The One Decision I Kept Getting Wrong in January
How I finally stopped abandoning my goals
Every January, I’d feel motivated to make big plans for the upcoming year.
Then I’d remember. I did this last year too.
So I’d go looking for the goals I set a year earlier. I’d open my laptop and search for a document I half-remembered creating.
Eventually, I’d find it.
Last edited: February last year.
As I read through it, I barely remembered writing most of the goals.
Almost immediately, I’d start making excuses:
It’s been a busy year
Something unexpected came up
These weren’t the right goals anyway
It was a familiar pattern for me for years.
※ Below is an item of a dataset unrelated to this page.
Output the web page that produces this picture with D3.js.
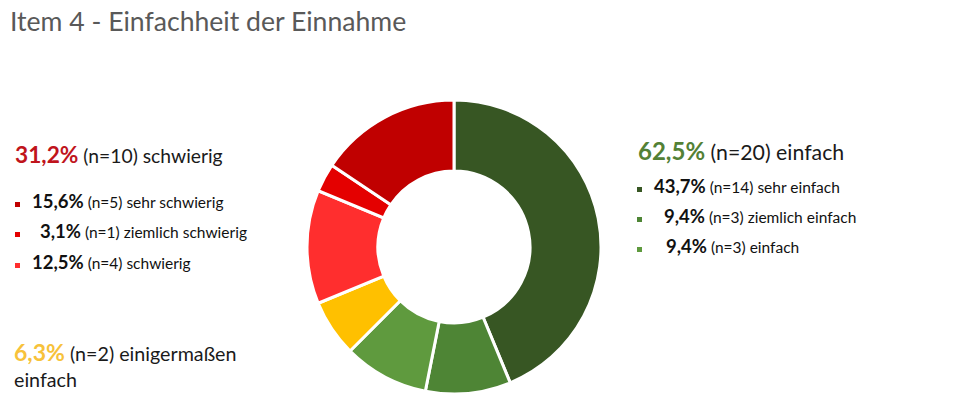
<!DOCTYPE html>
<html lang="de">
<head>
<meta charset="UTF-8">
<title>Item 4 - Einfachheit der Einnahme</title>
<script src="https://d3js.org/d3.v7.min.js"></script>
<style>
  body { margin: 0; background: #fff; }
  svg text { font-family: Lato, "Open Sans", sans-serif; }
</style>
</head>
<body>
<script>
// chart data
var categories = ["sehr einfach", "ziemlich einfach", "einfach", "einigermaßen einfach",
                  "schwierig", "ziemlich schwierig", "sehr schwierig"];
var counts = [14, 3, 3, 2, 4, 1, 5];
var percents = ["43,7%", "9,4%", "9,4%", "6,3%", "12,5%", "3,1%", "15,6%"];
var colors = ["#375623", "#4e8535", "#5f9a3e", "#ffc000", "#ff2e2e", "#e40000", "#c00000"];

// summary groups
var groupPercents = ["62,5%", "6,3%", "31,2%"];
var groupCounts = [20, 2, 10];
var groupLabels = ["einfach", "einigermaßen einfach", "schwierig"];
var groupColors = ["#538135", "#f7c23a", "#c0141c"];

var w = 953, h = 398;
var svg = d3.select("body").append("svg")
  .attr("width", w)
  .attr("height", h);

// title
svg.append("text")
  .attr("x", 10).attr("y", 31)
  .attr("font-size", 26.6)
  .attr("fill", "#595959")
  .text("Item 4 - Einfachheit der Einnahme");

// donut
var cx = 454, cy = 247, outerR = 147, innerR = 76;
var pie = d3.pie().sort(null).value(function(d) { return d; });
var arc = d3.arc().innerRadius(innerR).outerRadius(outerR);

svg.append("g")
  .attr("transform", "translate(" + cx + "," + cy + ")")
  .selectAll("path")
  .data(pie(counts))
  .enter().append("path")
  .attr("d", arc)
  .attr("fill", function(d, i) { return colors[i]; })
  .attr("stroke", "#fff")
  .attr("stroke-width", 3);

// group headline
function headline(x, y, gi, size, size2) {
  var t = svg.append("text").attr("x", x).attr("y", y).attr("font-size", size);
  t.append("tspan").attr("font-weight", "bold").attr("fill", groupColors[gi]).text(groupPercents[gi]);
  t.append("tspan").attr("fill", "#1a1a1a").attr("font-size", size2)
    .text(" (n=" + groupCounts[gi] + ") " + groupLabels[gi]);
  return t;
}

// legend row with small square
function row(x, textX, y, i, size2) {
  svg.append("rect")
    .attr("x", x).attr("y", y - 6).attr("width", 5).attr("height", 5)
    .attr("fill", colors[i]);
  var t = svg.append("text").attr("x", textX).attr("y", y).attr("fill", "#111");
  t.append("tspan").attr("font-weight", "bold").attr("font-size", 18.5).text(percents[i]);
  t.append("tspan").attr("font-size", size2).text(" (n=" + counts[i] + ") " + categories[i]);
}

// right side: einfach
headline(638, 160, 0, 24, 21.3);
row(637, 654, 193, 0, 15.5);
row(637, 664, 223, 1, 15.5);
row(637, 666, 253, 2, 15.5);

// left side: schwierig
headline(15, 163, 2, 22.7, 19.3);
row(15, 32, 208, 6, 15.5);
row(15, 40, 238, 5, 15.5);
row(15, 32, 269, 4, 15.5);

// bottom left: einigermaßen einfach
var t3 = svg.append("text").attr("x", 14).attr("y", 361).attr("font-size", 23);
t3.append("tspan").attr("font-weight", "bold").attr("fill", groupColors[1]).text(groupPercents[1]);
t3.append("tspan").attr("fill", "#1a1a1a").attr("font-size", 19.7)
  .text(" (n=" + groupCounts[1] + ") einigermaßen");
svg.append("text").attr("x", 14).attr("y", 387).attr("font-size", 19.7)
  .attr("fill", "#1a1a1a").text("einfach");
</script>
</body>
</html>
For a long time, I assumed the problem was my discipline.
Every year, I’d try to be more consistent, design better habits, and work harder.
None of it worked.
The truth turned out to be much simpler.
A year was too long to hold my attention and create urgency.
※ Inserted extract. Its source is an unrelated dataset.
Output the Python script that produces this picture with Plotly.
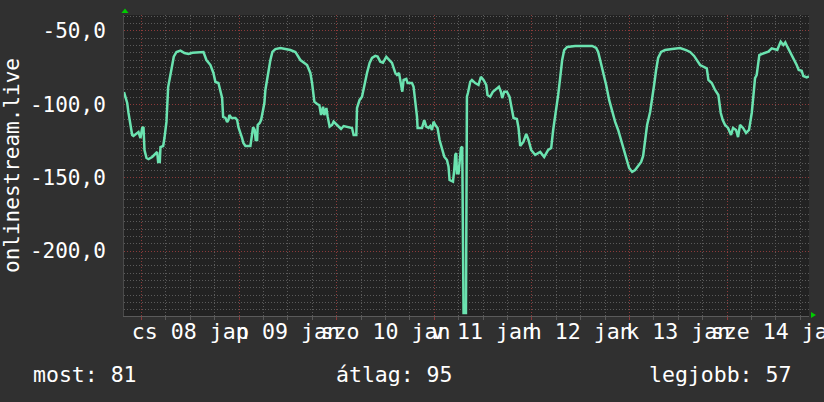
import plotly.graph_objects as go
import pandas as pd

# ---- data ----
hours_from_jan8 = [
    -4.30, -3.51, -3.19, -2.70, -2.29, -1.97, -1.06, -0.74, -0.25, 0.17,
    0.49, 0.74, 1.23, 1.72, 2.63, 3.44, 3.86, 4.10, 4.50, 4.67,
    5.33, 5.65, 6.14, 6.56, 7.13, 7.54, 7.94, 8.60, 9.58, 10.57,
    11.55, 12.53, 14.50, 15.24, 15.97, 16.96, 17.69, 18.18, 18.92, 19.41,
    19.83, 20.08, 20.64, 21.06, 21.38, 21.62, 22.12, 23.10, 23.52, 23.84,
    24.33, 24.74, 25.06, 25.56, 26.78, 27.20, 27.45, 27.84, 28.09, 28.43,
    28.58, 29.07, 29.41, 29.90, 30.22, 30.47, 30.89, 31.13, 31.70, 32.19,
    32.93, 34.16, 35.39, 36.61, 37.84, 39.07, 40.72, 41.53, 41.95, 42.51,
    43.18, 43.74, 44.16, 44.65, 44.97, 45.46, 45.78, 46.27, 46.86, 47.25,
    48.09, 49.07, 49.71, 50.55, 51.77, 52.17, 52.83, 53.00, 53.64, 54.23,
    54.62, 55.46, 56.10, 56.69, 57.50, 58.07, 58.73, 59.39, 60.20, 61.01,
    61.60, 62.42, 62.83, 63.32, 63.64, 64.14, 64.46, 65.12, 65.44, 66.52,
    66.91, 67.33, 67.75, 67.90, 68.98, 69.54, 70.03, 70.60, 71.02, 71.43,
    71.83, 72.25, 72.81, 73.30, 73.89, 74.46, 75.12, 75.51, 75.76, 76.60,
    76.91, 77.16, 77.40, 77.58, 77.97, 78.22, 78.56, 78.88, 79.20, 79.79,
    80.03, 80.28, 80.85, 81.26, 82.07, 82.88, 83.47, 84.11, 84.78, 85.10,
    85.76, 86.42, 87.41, 87.90, 88.39, 88.71, 89.20, 89.86, 90.50, 91.09,
    91.49, 92.32, 92.72, 93.13, 93.94, 94.61, 95.17, 95.83, 96.82, 98.05,
    99.03, 100.01, 100.75, 101.24, 101.98, 102.47, 102.96, 103.45, 103.95, 104.68,
    106.65, 109.11, 110.83, 111.81, 112.30, 112.79, 113.53, 114.27, 115.00, 115.74,
    116.48, 117.22, 117.96, 118.69, 119.43, 119.92, 120.66, 121.39, 122.13, 122.87,
    123.36, 123.85, 124.34, 125.08, 125.57, 126.06, 126.55, 127.05, 127.78, 128.76,
    130.48, 132.45, 133.92, 134.91, 135.89, 136.63, 137.37, 139.01, 139.41, 140.24,
    141.05, 141.86, 142.45, 142.94, 143.51, 144.24, 144.98, 145.47, 146.21, 146.70,
    147.19, 147.93, 148.67, 149.40, 150.07, 150.46, 150.88, 151.29, 151.93, 152.52,
    153.33, 154.15, 154.98, 155.79, 156.36, 156.85, 157.19, 157.83, 158.32, 158.82,
    159.48, 160.29, 161.12, 161.62, 162.35, 162.75, 163.58, 164.15,
]
signal_values = [
    -91.6, -99.1, -105.9, -114.1, -120.9, -121.6, -119.5, -118.9, -123.0, -116.1,
    -115.5, -131.1, -136.6, -137.3, -135.9, -133.2, -132.5, -139.3, -139.3, -129.1,
    -128.4, -123.0, -112.0, -88.2, -80.0, -71.8, -67.5, -64.3, -63.4, -65.0,
    -65.7, -64.8, -64.1, -64.3, -69.8, -73.2, -78.6, -84.8, -85.5, -90.2,
    -95.7, -108.6, -109.3, -112.0, -110.7, -107.3, -109.3, -109.3, -110.7, -115.5,
    -118.9, -123.0, -126.4, -128.4, -128.4, -119.5, -115.5, -117.5, -124.3, -124.3,
    -114.1, -112.7, -110.7, -103.9, -99.1, -90.2, -83.4, -76.6, -69.8, -64.3,
    -62.3, -61.6, -62.3, -63.0, -64.3, -69.8, -73.2, -78.6, -85.5, -98.2,
    -99.8, -100.5, -107.3, -101.6, -107.3, -102.5, -108.4, -115.2, -114.1, -111.8,
    -114.1, -116.8, -114.8, -115.5, -116.1, -120.9, -120.9, -102.5, -97.0, -94.8,
    -88.9, -78.6, -71.8, -68.4, -67.0, -67.5, -70.9, -71.6, -67.7, -69.8,
    -71.8, -78.6, -80.0, -78.6, -84.6, -91.4, -83.4, -82.7, -85.5, -85.5,
    -88.0, -97.0, -108.4, -116.1, -116.1, -110.7, -115.2, -116.1, -114.8, -117.5,
    -111.8, -114.1, -116.1, -124.3, -131.1, -135.7, -138.0, -142.5, -151.6, -152.7,
    -144.8, -134.5, -133.2, -147.0, -147.0, -138.0, -129.8, -128.9, -242.3, -242.3,
    -94.8, -92.3, -84.6, -83.4, -85.5, -86.8, -81.2, -83.4, -86.8, -93.6,
    -94.8, -91.4, -88.9, -88.0, -91.4, -95.7, -91.4, -91.4, -94.8, -105.0,
    -109.3, -110.0, -116.1, -128.4, -125.5, -120.2, -124.3, -131.1, -134.5, -132.5,
    -135.9, -131.1, -129.8, -117.5, -103.9, -93.6, -82.0, -69.8, -63.0, -60.9,
    -60.2, -60.2, -60.2, -61.6, -64.3, -69.8, -78.0, -86.8, -97.0, -105.2,
    -112.0, -117.5, -124.3, -131.1, -138.0, -143.4, -146.1, -144.8, -142.0, -139.3,
    -135.2, -124.3, -114.1, -105.2, -97.0, -86.8, -76.6, -68.4, -64.3, -63.0,
    -62.3, -61.6, -63.0, -64.3, -67.0, -69.8, -73.2, -75.4, -83.4, -85.5,
    -90.2, -93.6, -105.9, -110.7, -114.1, -116.1, -120.9, -116.1, -117.5, -122.3,
    -114.1, -116.1, -119.5, -117.5, -105.9, -94.8, -82.2, -80.0, -66.4, -65.7,
    -64.8, -64.1, -61.8, -62.5, -63.0, -59.5, -57.3, -59.5, -57.8, -60.7,
    -64.1, -68.6, -73.2, -76.6, -77.1, -80.7, -81.6, -81.0,
]

day_labels = ["cs 08 jan", "p 09 jan", "szo 10 jan", "v 11 jan",
              "h 12 jan", "k 13 jan", "sze 14 jan"]
y_tick_values = [-200, -150, -100, -50]
y_tick_labels = ["-200,0", "-150,0", "-100,0", "-50,0"]
series_name = "onlinestream.live"
stat_names = ["most", "átlag", "legjobb"]
stat_values = [81, 95, 57]

x_start_hours = -4.30
x_end_hours = 164.15
y_range = [-244.3, -39.1]

# ---- build ----
base = pd.Timestamp("2015-01-08 00:00")
times = [base + pd.Timedelta(hours=h) for h in hours_from_jan8]
x_range = [base + pd.Timedelta(hours=x_start_hours), base + pd.Timedelta(hours=x_end_hours)]
label_times = [base + pd.Timedelta(hours=12 + 24 * i) for i in range(len(day_labels))]

PAPER = "#303030"
PLOT = "#222222"
MINOR = "#5a5a5a"
MAJOR = "#8c3a3a"
LINE = "#6be3b0"
TXT = "#ffffff"
FONT = "DejaVu Sans Mono"
DASH = "1px,2px"

fig = go.Figure()
fig.add_trace(go.Scatter(x=times, y=signal_values, mode="lines",
                         line=dict(color=LINE, width=2.5), showlegend=False,
                         hoverinfo="skip"))
# helper on label axis (invisible)
fig.add_trace(go.Scatter(x=[label_times[0]], y=[signal_values[0]], xaxis="x2",
                         mode="markers", marker=dict(opacity=0), showlegend=False,
                         hoverinfo="skip"))

fig.update_layout(
    width=824, height=402,
    margin=dict(l=124, r=15, t=15, b=86, pad=0, autoexpand=False),
    paper_bgcolor=PAPER, plot_bgcolor=PLOT,
    font=dict(family=FONT, color=TXT, size=21),
    showlegend=False,
    xaxis=dict(
        type="date", range=x_range, tick0="2015-01-08", dtick=86400000,
        automargin=False,
        showgrid=True, gridcolor=MAJOR, griddash=DASH, gridwidth=1,
        showticklabels=False, ticks="outside", ticklen=3, tickcolor=MAJOR,
        showline=True, linecolor="#5a5a5a", linewidth=1,
        zeroline=False,
        minor=dict(dtick=6 * 3600000, tick0="2015-01-08", showgrid=True,
                   gridcolor=MINOR, griddash=DASH, gridwidth=1,
                   ticks="outside", ticklen=3, tickcolor=MINOR),
    ),
    xaxis2=dict(
        type="date", range=x_range, overlaying="x", side="bottom",
        automargin=False,
        tickmode="array", tickvals=label_times, ticktext=day_labels,
        showgrid=False, ticks="", tickangle=0, ticklabeloverflow="allow",
        tickfont=dict(family=FONT, size=21.6, color=TXT),
        ticklabelstandoff=0, zeroline=False, showline=False,
    ),
    yaxis=dict(
        range=y_range, tickmode="array", tickvals=y_tick_values,
        ticktext=y_tick_labels, automargin=False,
        showgrid=True, gridcolor=MAJOR, griddash=DASH, gridwidth=1,
        zeroline=False, ticks="", ticklabelstandoff=13,
        tickfont=dict(family=FONT, size=21, color=TXT),
        showline=True, linecolor="#4a4a4a", linewidth=1,
        minor=dict(dtick=5, tick0=0, showgrid=True, gridcolor=MINOR,
                   griddash=DASH, gridwidth=1),
        title=dict(text=series_name, font=dict(family=FONT, size=21, color=TXT),
                   standoff=10),
    ),
)

# arrows at the axis ends
fig.add_shape(type="path", xref="paper", yref="paper", xsizemode="pixel",
              ysizemode="pixel", xanchor=0, yanchor=1,
              path="M -2.5,2 L 4.5,2 L 1,6.5 Z", fillcolor="#00cc00",
              line=dict(width=0))
fig.add_shape(type="path", xref="paper", yref="paper", xsizemode="pixel",
              ysizemode="pixel", xanchor=1, yanchor=0,
              path="M 2,4 L 2,-2 L 7,1 Z", fillcolor="#00cc00",
              line=dict(width=0))

# summary line
stat_texts = [f"{n}: {v}" for n, v in zip(stat_names, stat_values)]
stat_x = [-0.1358, 0.3942, 0.9767]
stat_anchor = ["left", "center", "right"]
for t, xx, anc in zip(stat_texts, stat_x, stat_anchor):
    fig.add_annotation(text=t, xref="paper", yref="paper", x=xx, y=-0.1927,
                       xanchor=anc, yanchor="middle", showarrow=False,
                       font=dict(family=FONT, size=21.5, color=TXT))

fig.write_html(
    "out.html",
    config={"displayModeBar": False, "staticPlot": True},
    post_script="document.body.style.margin='0px';"
                "document.body.style.background='#303030';",
)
So I stopped trying to plan my entire year and shortened the timeframe.
This forced me to focus on fewer goals.
Made every week feel like it mattered.
Stopped me from putting things off.
Later, I came across this idea in a book called The 12 Week Year by Brian P. Moran.
The core idea is to redefine your year.
A year is no longer 12 months, it’s now only 12 weeks.
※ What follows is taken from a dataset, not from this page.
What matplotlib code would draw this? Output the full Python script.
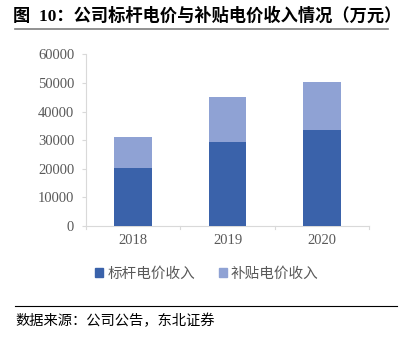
import matplotlib
matplotlib.use("Agg")
import matplotlib.pyplot as plt
from matplotlib.lines import Line2D
from matplotlib.patches import Patch

years = ["2018", "2019", "2020"]
benchmark = [20300, 29500, 33700]
subsidy = [10800, 15700, 16750]
series_names = ["标杆电价收入", "补贴电价收入"]
yticks = [0, 10000, 20000, 30000, 40000, 50000, 60000]

c_dark = "#3A62AA"
c_light = "#8FA2D4"
serif = ["Liberation Serif", "Noto Sans CJK SC"]
cjk = ["Noto Sans CJK SC", "DejaVu Sans"]

W, H = 403, 344
fig = plt.figure(figsize=(W / 100, H / 100), dpi=100)
ax = fig.add_axes([86 / W, 1 - 226 / H, (369 - 86) / W, (226 - 54.3) / H])

x = list(range(len(years)))
ax.bar(x, benchmark, width=0.4, color=c_dark, label=series_names[0], zorder=3)
ax.bar(x, subsidy, width=0.4, bottom=benchmark, color=c_light, label=series_names[1], zorder=3)

ax.set_xlim(-0.5, len(years) - 0.5)
ax.set_ylim(0, 60000)
ax.set_yticks(yticks)
ax.set_yticklabels([str(v) for v in yticks], fontfamily=serif, fontsize=10.5, color="#595959")
ax.set_xticks(x)
ax.set_xticklabels(years, fontfamily=serif, fontsize=10.5, color="#595959")
ax.tick_params(axis="x", length=0, pad=6)
ax.tick_params(axis="y", length=3, color="#D9D9D9", pad=5.5)
for b in [-0.5, 0.5, 1.5, 2.5]:
    ax.plot([b, b], [0, -1200], color="#D9D9D9", lw=0.8, clip_on=False, zorder=1)
for s in ["top", "right"]:
    ax.spines[s].set_visible(False)
ax.spines["left"].set_color("#D9D9D9")
ax.spines["bottom"].set_color("#D9D9D9")
ax.spines["left"].set_linewidth(0.8)
ax.spines["bottom"].set_linewidth(0.8)

handles = [Patch(color=c_dark), Patch(color=c_light)]
leg = fig.legend(handles, series_names, loc="center", bbox_to_anchor=(207 / W, 1 - 274 / H),
                 ncol=2, frameon=False, prop={"family": cjk, "size": 10.5},
                 handlelength=0.55, handleheight=0.55, handletextpad=0.3, columnspacing=1.6)
for t in leg.get_texts():
    t.set_color("#595959")

fig.text(13 / W, 1 - 16 / H, "图  10：公司标杆电价与补贴电价收入情况（万元）",
         fontfamily=["Liberation Serif", "Noto Sans CJK SC"], fontweight="bold",
         fontsize=12.4, va="center", ha="left", color="#000000")
fig.add_artist(Line2D([15 / W, 388 / W], [1 - 28.5 / H, 1 - 28.5 / H], color="#7F7F7F", lw=1.2))
fig.add_artist(Line2D([15 / W, 397 / W], [1 - 306 / H, 1 - 306 / H], color="#000000", lw=0.8))
fig.text(15 / W, 1 - 321 / H, "数据来源：公司公告，东北证券", fontfamily=cjk,
         fontsize=10.3, va="center", ha="left", color="#000000")

fig.savefig("out.png", dpi=100)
The 12-week timeframe works because:
Progress becomes visible week by week
With fewer goals, focus improves
Execution replaces planning
Feedback comes faster
With a shorter timeframe, action matters more than intentions.
An ounce of action is worth a ton of theory.
— Ralph Waldo Emerson
Decide what matters to you in the next twelve weeks.
Turn it into something you can act on this week.
Let progress, not planning, tell you if you’re on track.
You’ll get more done in the next 12 weeks than others do in 12 months.